1. When it comes to clothes, I've been settling. There are only 2 or 3 things in my closet I absolutely adore. The rest is "almost" right -- a little too this, a little too that, or something less than the absolute perfect color. I don't settle in other areas of my life, so it's time I brought my wardrobe on board with everything else. No more purchases just because it's on sale! I deserve better than that (don't we all?)

2. Shopping is not an in-and-out, grab-and-dash kind of sporting event.
While I won't affirm that it takes time, effort, or hard work (because you know, I don't believe anything HAS to take those), I will affirm that it takes a specific intention and a willingness to persevere in order to find the most optimal pieces.

3. I don't have to look schleppy just because I'm heading to the gym or running errands. I really can look beautiful, put-together and confident by crafting my appearance any time, anywhere. And now I'm ready to do just that.

4. I have wasted HUGE amounts of money on clothes that were not optimal buys. But no more! I'm ready to get focused, get trained (by my color consultant...who incidentally, is also an expert on Style and Fit) and get what I require to pull together the ultimate Amy wardrobe.

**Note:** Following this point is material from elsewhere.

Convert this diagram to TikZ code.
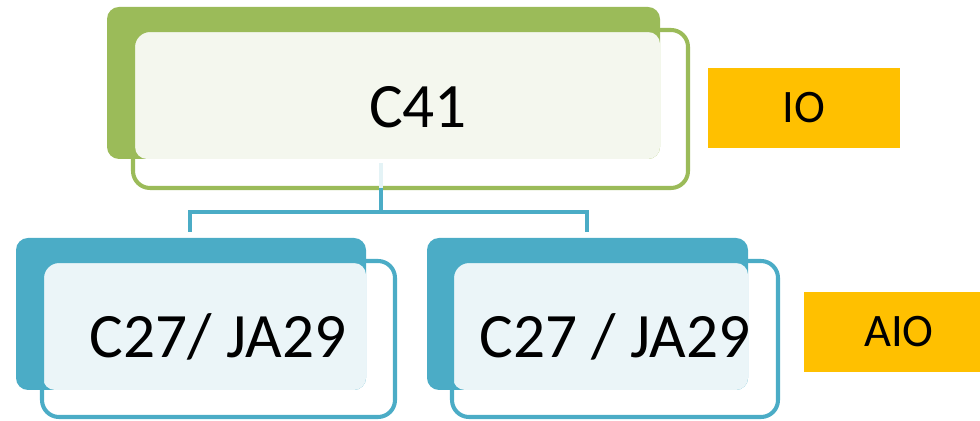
\documentclass[tikz,border=0pt]{standalone}
\usepackage{fontspec}
\setmainfont{Carlito}
\definecolor{leafgreen}{HTML}{9BBB59}
\definecolor{leafblue}{HTML}{4BACC6}
\definecolor{tagorange}{HTML}{FFC000}
\definecolor{greentint}{HTML}{F4F7EE}
\definecolor{bluetint}{HTML}{EBF5F8}
\begin{document}
\begin{tikzpicture}[x=0.02cm,y=-0.02cm,
  backbox/.style={rounded corners=0.24cm},
  rim/.style={line width=2.3pt, rounded corners=0.34cm},
  link/.style={leafblue, line width=2.3pt},
  bigtext/.style={text=black, font=\fontsize{36}{40}\selectfont},
  tag/.style={fill=tagorange, text=black, minimum height=1.6cm, font=\fontsize{26.5}{30}\selectfont}]
\useasboundingbox (0,0) rectangle (980,421);
% top box
\fill[leafgreen, backbox] (107,7) rectangle (660,159);
\fill[greentint, backbox] (135,32) rectangle (660,159);
\draw[leafgreen, rim] (133,30) rectangle (688,188);
\node[bigtext] (c41) at (418,107) {C41};
% connector
\coordinate (c41foot) at (381,188);
\coordinate (hub) at (381,212); % branch point
\coordinate (ltop) at (190,232); % left child
\coordinate (rtop) at (587,232); % right child
\draw[leafblue!15, line width=2.3pt] (381,163) -- (c41foot);
\draw[link] (c41foot) -- (hub);
\draw[link] (ltop) |- (hub) -| (rtop);
% left child
\fill[leafblue, backbox] (16,238) rectangle (366,390);
\fill[bluetint, backbox] (43,263) rectangle (366,390);
\draw[leafblue, rim] (42,261) rectangle (395,417);
\node[bigtext] (lchild) at (218,337) {C27/ JA29};
% right child
\fill[leafblue, backbox] (427,238) rectangle (748,390);
\fill[bluetint, backbox] (453,263) rectangle (748,390);
\draw[leafblue, rim] (452,261) rectangle (778,417);
\node[bigtext] (rchild) at (615,337) {C27 / JA29};
% level tags
\node[tag, minimum width=3.84cm] (io) at (804,108) {IO};
\node[tag, minimum width=3.8cm] (aio) at (899,332) {AIO};
\end{tikzpicture}
\end{document}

5. What I wear affects how I feel, how I think, and therefore how I speak and act in public. It's different when I'm creating a new audio product or talking to a client on the phone. When the visual piece is added, I AM affected, and there's no denying it (and no use fighting it).

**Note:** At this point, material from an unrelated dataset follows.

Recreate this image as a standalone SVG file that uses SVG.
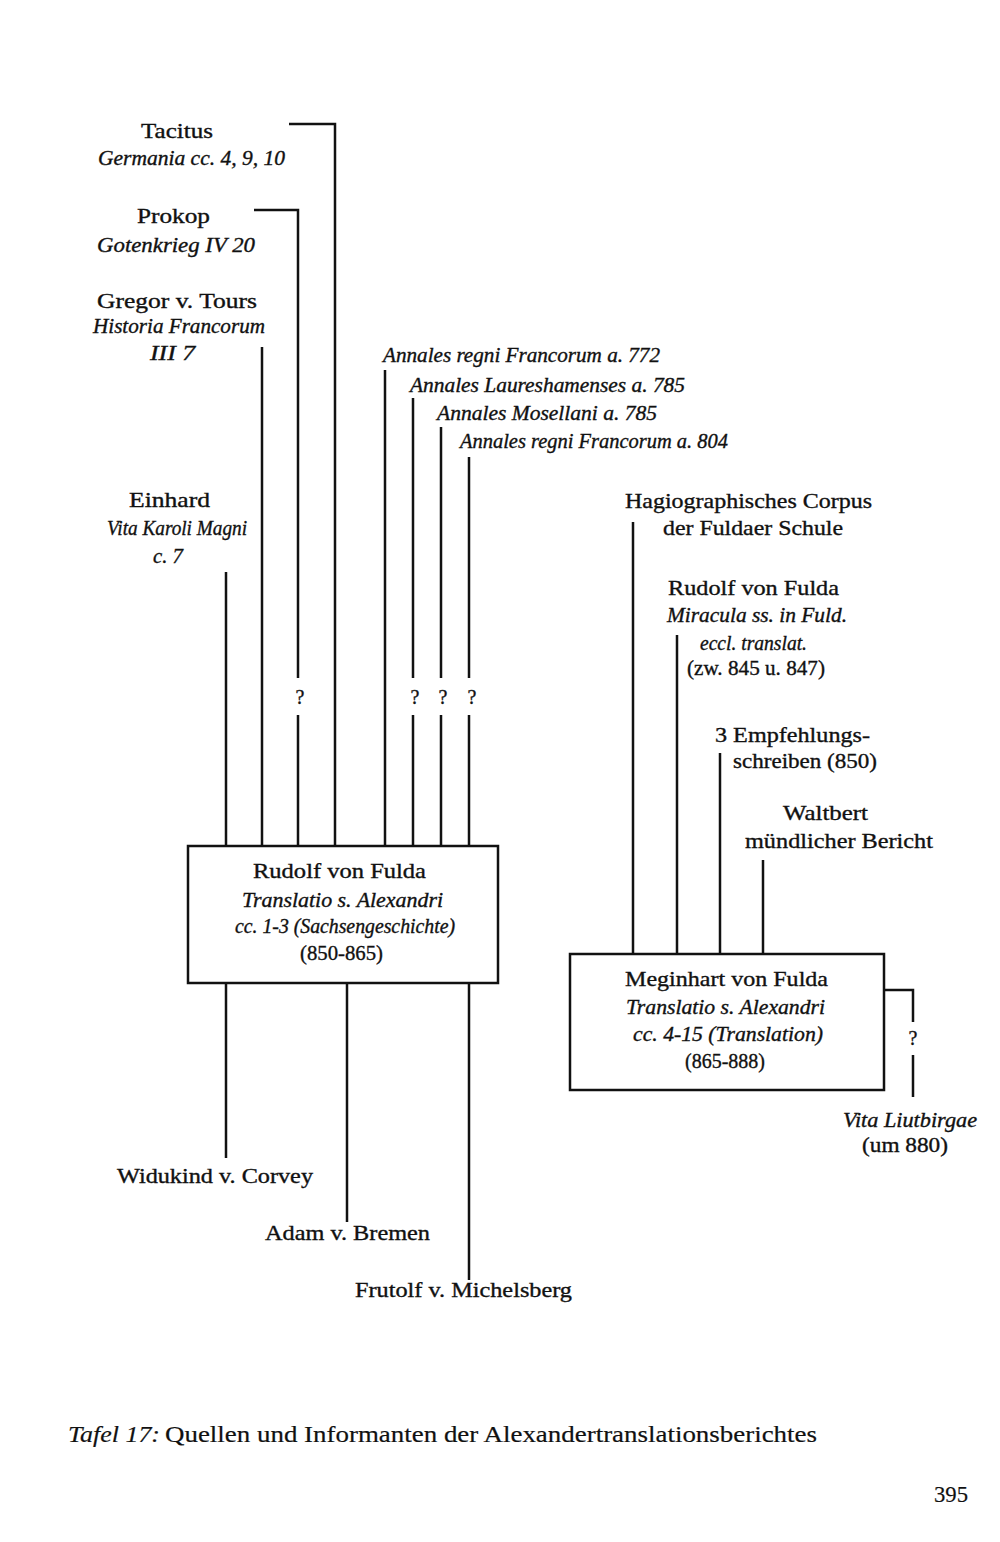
<svg xmlns="http://www.w3.org/2000/svg" width="1000" height="1542" viewBox="0 0 1000 1542">
<style>
text{font-family:"Liberation Serif","Times New Roman",serif;font-size:21px;fill:#111;stroke:#111;stroke-width:0.35;}
.i{font-style:italic;font-size:20px;}
.q{font-size:20px;text-anchor:middle;}
.cap{font-size:24px;stroke-width:0.2;}
.ln{fill:none;stroke:#111;stroke-width:2.5;}
.box{fill:none;stroke:#111;stroke-width:2.5;}
</style>
<rect width="1000" height="1542" fill="#fff"/>
<g id="connectors">
<path class="ln" d="M289,124 H335 V847"/>
<path class="ln" d="M254,210 H298 V678 M298,715 V847"/>
<path class="ln" d="M262,347 V847"/>
<path class="ln" d="M226,572 V847"/>
<path class="ln" d="M385,370 V847"/>
<path class="ln" d="M413,398 V678 M413,715 V847"/>
<path class="ln" d="M441,427 V678 M441,715 V847"/>
<path class="ln" d="M469,457 V678 M469,715 V847"/>
<path class="ln" d="M226,983 V1158"/>
<path class="ln" d="M347,983 V1222"/>
<path class="ln" d="M469,983 V1280"/>
<path class="ln" d="M633,522 V955"/>
<path class="ln" d="M677,635 V955"/>
<path class="ln" d="M720,753 V955"/>
<path class="ln" d="M763,860 V955"/>
<path class="ln" d="M884,990 H913 V1022 M913,1055 V1097"/>
<text class="q" x="300" y="704">?</text>
<text class="q" x="415" y="704">?</text>
<text class="q" x="443" y="704">?</text>
<text class="q" x="472" y="704">?</text>
<text class="q" x="913" y="1045">?</text>
</g>
<g id="tacitus">
<text x="141" y="138" textLength="72" lengthAdjust="spacingAndGlyphs">Tacitus</text>
<text class="i" x="98" y="165" textLength="187" lengthAdjust="spacingAndGlyphs">Germania cc. 4, 9, 10</text>
</g>
<g id="prokop">
<text x="137" y="223" textLength="73" lengthAdjust="spacingAndGlyphs">Prokop</text>
<text class="i" x="97" y="252" textLength="158" lengthAdjust="spacingAndGlyphs">Gotenkrieg IV 20</text>
</g>
<g id="gregor">
<text x="97" y="308" textLength="160" lengthAdjust="spacingAndGlyphs">Gregor v. Tours</text>
<text class="i" x="93" y="333" textLength="172" lengthAdjust="spacingAndGlyphs">Historia Francorum</text>
<text class="i" x="150" y="360" textLength="45" lengthAdjust="spacingAndGlyphs">III 7</text>
</g>
<g id="annales772">
<text class="i" x="383" y="362" textLength="277" lengthAdjust="spacingAndGlyphs">Annales regni Francorum a. 772</text>
</g>
<g id="annales-lauresh">
<text class="i" x="410" y="392" textLength="275" lengthAdjust="spacingAndGlyphs">Annales Laureshamenses a. 785</text>
</g>
<g id="annales-mosell">
<text class="i" x="437" y="420" textLength="220" lengthAdjust="spacingAndGlyphs">Annales Mosellani a. 785</text>
</g>
<g id="annales804">
<text class="i" x="460" y="448" textLength="268" lengthAdjust="spacingAndGlyphs">Annales regni Francorum a. 804</text>
</g>
<g id="einhard">
<text x="129" y="507" textLength="81" lengthAdjust="spacingAndGlyphs">Einhard</text>
<text class="i" x="107" y="535" textLength="140" lengthAdjust="spacingAndGlyphs">Vita Karoli Magni</text>
<text class="i" x="153" y="563" textLength="30" lengthAdjust="spacingAndGlyphs">c. 7</text>
</g>
<g id="hagio">
<text x="625" y="508" textLength="247" lengthAdjust="spacingAndGlyphs">Hagiographisches Corpus</text>
<text x="663" y="535" textLength="180" lengthAdjust="spacingAndGlyphs">der Fuldaer Schule</text>
</g>
<g id="rudolf-miracula">
<text x="668" y="595" textLength="171" lengthAdjust="spacingAndGlyphs">Rudolf von Fulda</text>
<text class="i" x="667" y="622" textLength="180" lengthAdjust="spacingAndGlyphs">Miracula ss. in Fuld.</text>
<text class="i" x="700" y="650" textLength="107" lengthAdjust="spacingAndGlyphs">eccl. translat.</text>
<text x="687" y="675" textLength="138" lengthAdjust="spacingAndGlyphs">(zw. 845 u. 847)</text>
</g>
<g id="empfehlung">
<text x="715" y="742" textLength="155" lengthAdjust="spacingAndGlyphs">3 Empfehlungs-</text>
<text x="733" y="768" textLength="144" lengthAdjust="spacingAndGlyphs">schreiben (850)</text>
</g>
<g id="waltbert">
<text x="783" y="820" textLength="85" lengthAdjust="spacingAndGlyphs">Waltbert</text>
<text x="745" y="848" textLength="188" lengthAdjust="spacingAndGlyphs">mündlicher Bericht</text>
</g>
<g id="rudolf-translatio">
<rect class="box" x="188" y="846" width="310" height="137"/>
<text x="253" y="878" textLength="173" lengthAdjust="spacingAndGlyphs">Rudolf von Fulda</text>
<text class="i" x="242" y="907" textLength="201" lengthAdjust="spacingAndGlyphs">Translatio s. Alexandri</text>
<text class="i" x="235" y="933" textLength="220" lengthAdjust="spacingAndGlyphs">cc. 1-3 (Sachsengeschichte)</text>
<text x="300" y="960" textLength="83" lengthAdjust="spacingAndGlyphs">(850-865)</text>
</g>
<g id="meginhart">
<rect class="box" x="570" y="954" width="314" height="136"/>
<text x="625" y="986" textLength="203" lengthAdjust="spacingAndGlyphs">Meginhart von Fulda</text>
<text class="i" x="626" y="1014" textLength="199" lengthAdjust="spacingAndGlyphs">Translatio s. Alexandri</text>
<text class="i" x="633" y="1041" textLength="190" lengthAdjust="spacingAndGlyphs">cc. 4-15 (Translation)</text>
<text x="685" y="1068" textLength="80" lengthAdjust="spacingAndGlyphs">(865-888)</text>
</g>
<g id="liutbirga">
<text class="i" x="843" y="1127" textLength="134" lengthAdjust="spacingAndGlyphs">Vita Liutbirgae</text>
<text x="862" y="1152" textLength="86" lengthAdjust="spacingAndGlyphs">(um 880)</text>
</g>
<g id="widukind">
<text x="117" y="1183" textLength="196" lengthAdjust="spacingAndGlyphs">Widukind v. Corvey</text>
</g>
<g id="adam">
<text x="265" y="1240" textLength="165" lengthAdjust="spacingAndGlyphs">Adam v. Bremen</text>
</g>
<g id="frutolf">
<text x="355" y="1297" textLength="217" lengthAdjust="spacingAndGlyphs">Frutolf v. Michelsberg</text>
</g>
<g id="caption">
<text class="cap" x="68" y="1442" font-style="italic" textLength="92" lengthAdjust="spacingAndGlyphs">Tafel 17:</text>
<text class="cap" x="165" y="1442" textLength="652" lengthAdjust="spacingAndGlyphs">Quellen und Informanten der Alexandertranslationsberichtes</text>
<text class="cap" x="934" y="1502" textLength="34" lengthAdjust="spacingAndGlyphs">395</text>
</g>
</svg>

6. I don't have to change who I am in order to be stylish and look beautiful. I don't have to look like someone out of a magazine (which I'm not) or look like a soccer mom (also NOT).
I can look like ME: cool, fun, funky, off-beat, spontaneous, tell-it-like-it-is and maybe just a smidge crazy.

Lauren asked me what I wanted to get out of the consultations I would have with her during her visit here to Colorado and my request was pretty simple:

I want my outsides to match my insides.

And here's what she said:

We can definitely do that.

So here we go....getting an early start in the morning with my color analysis and a review of my closet.